--- start of INFORMATION SHOWN ---

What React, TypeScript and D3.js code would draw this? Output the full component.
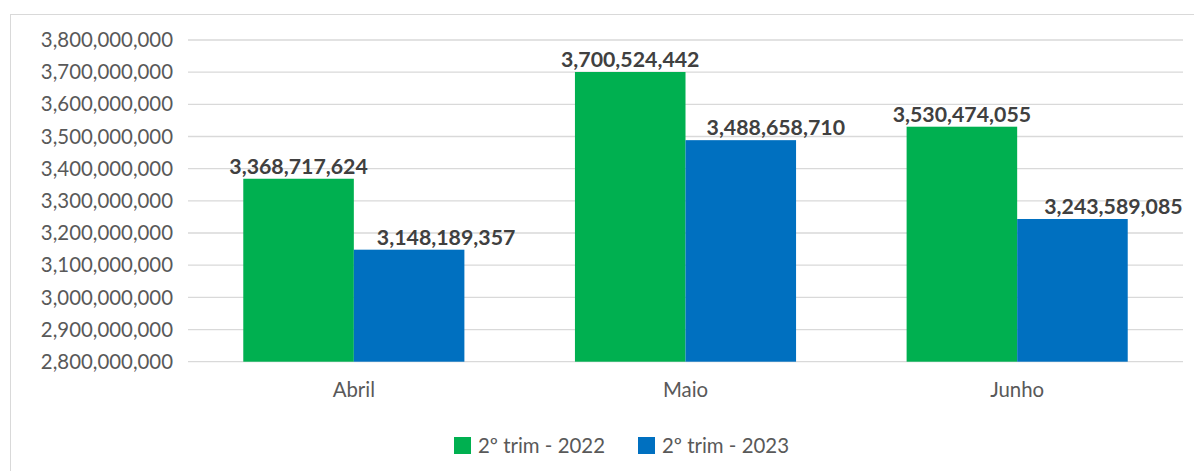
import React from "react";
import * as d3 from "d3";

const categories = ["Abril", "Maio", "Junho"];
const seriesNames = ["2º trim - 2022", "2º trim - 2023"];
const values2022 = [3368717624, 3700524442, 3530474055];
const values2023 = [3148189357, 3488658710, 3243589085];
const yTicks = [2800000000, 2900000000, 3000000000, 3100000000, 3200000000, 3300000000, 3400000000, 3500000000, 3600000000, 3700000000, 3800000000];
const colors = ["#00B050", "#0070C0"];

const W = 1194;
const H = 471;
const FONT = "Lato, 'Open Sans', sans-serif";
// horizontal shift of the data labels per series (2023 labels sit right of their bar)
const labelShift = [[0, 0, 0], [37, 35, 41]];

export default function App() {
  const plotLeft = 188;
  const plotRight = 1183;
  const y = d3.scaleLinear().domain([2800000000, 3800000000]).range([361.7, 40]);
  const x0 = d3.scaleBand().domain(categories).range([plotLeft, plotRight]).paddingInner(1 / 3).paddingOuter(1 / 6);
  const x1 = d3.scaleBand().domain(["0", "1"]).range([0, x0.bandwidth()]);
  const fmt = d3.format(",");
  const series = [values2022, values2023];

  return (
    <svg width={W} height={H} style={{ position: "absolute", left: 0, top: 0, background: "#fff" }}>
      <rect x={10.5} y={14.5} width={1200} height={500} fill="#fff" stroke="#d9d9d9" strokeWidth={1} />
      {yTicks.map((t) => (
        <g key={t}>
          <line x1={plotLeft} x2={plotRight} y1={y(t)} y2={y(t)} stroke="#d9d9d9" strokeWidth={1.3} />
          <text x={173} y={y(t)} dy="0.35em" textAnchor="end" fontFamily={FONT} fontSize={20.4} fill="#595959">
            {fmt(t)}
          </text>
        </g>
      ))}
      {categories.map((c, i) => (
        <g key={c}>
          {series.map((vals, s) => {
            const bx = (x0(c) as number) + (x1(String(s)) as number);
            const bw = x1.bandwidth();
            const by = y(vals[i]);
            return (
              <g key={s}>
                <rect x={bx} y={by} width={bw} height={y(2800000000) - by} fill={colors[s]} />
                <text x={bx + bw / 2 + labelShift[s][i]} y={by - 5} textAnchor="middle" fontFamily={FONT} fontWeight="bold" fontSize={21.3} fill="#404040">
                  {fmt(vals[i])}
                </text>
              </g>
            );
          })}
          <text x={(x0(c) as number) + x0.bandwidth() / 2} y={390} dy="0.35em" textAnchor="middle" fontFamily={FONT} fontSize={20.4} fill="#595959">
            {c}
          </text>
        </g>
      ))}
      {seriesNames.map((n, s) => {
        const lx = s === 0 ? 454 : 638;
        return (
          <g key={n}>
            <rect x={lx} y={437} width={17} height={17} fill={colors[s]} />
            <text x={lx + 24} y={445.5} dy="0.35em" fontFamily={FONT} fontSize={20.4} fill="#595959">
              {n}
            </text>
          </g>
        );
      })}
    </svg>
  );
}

--- end of INFORMATION SHOWN ---

Pick out lines containing the word "React", each one as written.

What React, TypeScript and D3.js code would draw this? Output the full component.
import React from "react";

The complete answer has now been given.